We started with a stop at the Marion Brooks Reserve in the Moshannon State Forest and the Quehanna Wild Area. It is home to a spectacular stand of white birches, one of the most noted groves in this region of the country. They are neat to see in any season, but we missed the color this year on them, since they change and drop earlier than most of the tree species in Pennsylvania. 
The Bennett Branch of the Sinnemahoning Creek could easily be classified as a small river. The scenery along it is spectacular, and is even better when you see elk within the creek, like we did last year. 

Now we head over towards Benezette and the Winslow Hill Area. 
A group of elk. These creatures are majestic and stunning to see. The best time to see the most of them is as sunset begins to approach and at dusk. They get more active, and during the rut you will see different groups of them start to clash, with the bull elk charging each other and locking antlers, with the relentless and unmistakeable sounds of bugling and clashing antlers. It is truly exhilarating to experience.  
It is mesmerizing watching their graceful moves as they graze.
Our next stop takes us up to the Elk Country Visitor's Center, where they have a interpretive center museum covering the species of the region and the history of Pennsylvania's elk herd.

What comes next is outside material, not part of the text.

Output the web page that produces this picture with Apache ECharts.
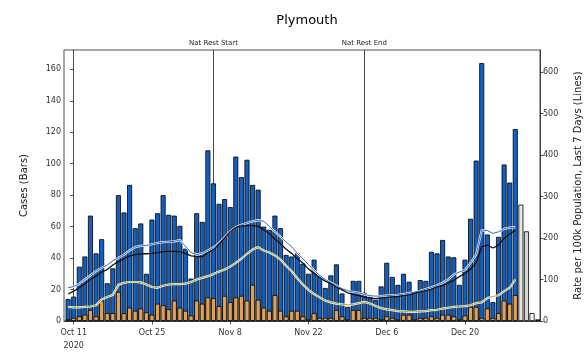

We had a nice lunch of beef brisket and fries from the Benezette Hotel's food wagon, which has high quality and affordable food. 
Some elk were in the woods at the center.
Spectacular views like this one can be seen from the property at the Elk Country Visitor Center, which sits atop a hill. You do not always see elk at the center, but it is worth a stop to learn more about the species. On our first visit to the center, about 6 years ago, the fields surrounding the center were covered with a huge herd of elk. On this visit, we saw about 10 of them scattered about in the woods at the visitor center. Within a 10 mile radius or so, we easily saw hundreds of elk.  
Some early color
The maples approaching full color.
Brit took these shots on my camera at the visitor center. 
I love the detail on the tree in this shot.
This view was taken just beyond Winslow Hill at the Woodring Farm Area. This is property was recently made public for elk viewing and it offers an excellent little hike into elk grazing areas. Two young bulls were resting in the field, surely getting their energy up for their fighting later.

We did not see any elk at the Dent's Run Overlook on this visit, but the views alone are worth checking out.
A little further down the road
There were no elk at the Hick's Run Viewing area, but this view of the Sinnemehoning Creek Valley was more than worth a stop.
Now we head to the other side of the creek from Benezette. In recent years they have added new areas for elk viewing, and this year they added a new parking area that is not intrusive and allows for more access. We saw at least 50 or more elk in this spot on this particular trip. This was also the most fruitful spot on our last few visits, including on our last visit in the winter, and our last fall visit. 
A bull in the middle of a bugle call.
Several elk relaxing and eating.
While the bulls bugle and prepare to fight other approaching bulls.
As I look at these photos, I am reminded of the plethora of sounds and the feeling of dew settling and crisp autumn air. 
Two groups of elk meeting up. The approaching elk were in the midst of running.
The only two elk that were aggressive at this point were these two bulls, which were locking antlers.
Hmmmm...What will happen next?
More bulls locking antlers. 
And a closing view at sunset of the Bennett Branch of the Sinnemahoning Creek. There is something truly magical about this region and we highly recommend checking it out. The best time to see elk is in the hours approaching sunset, and into dusk.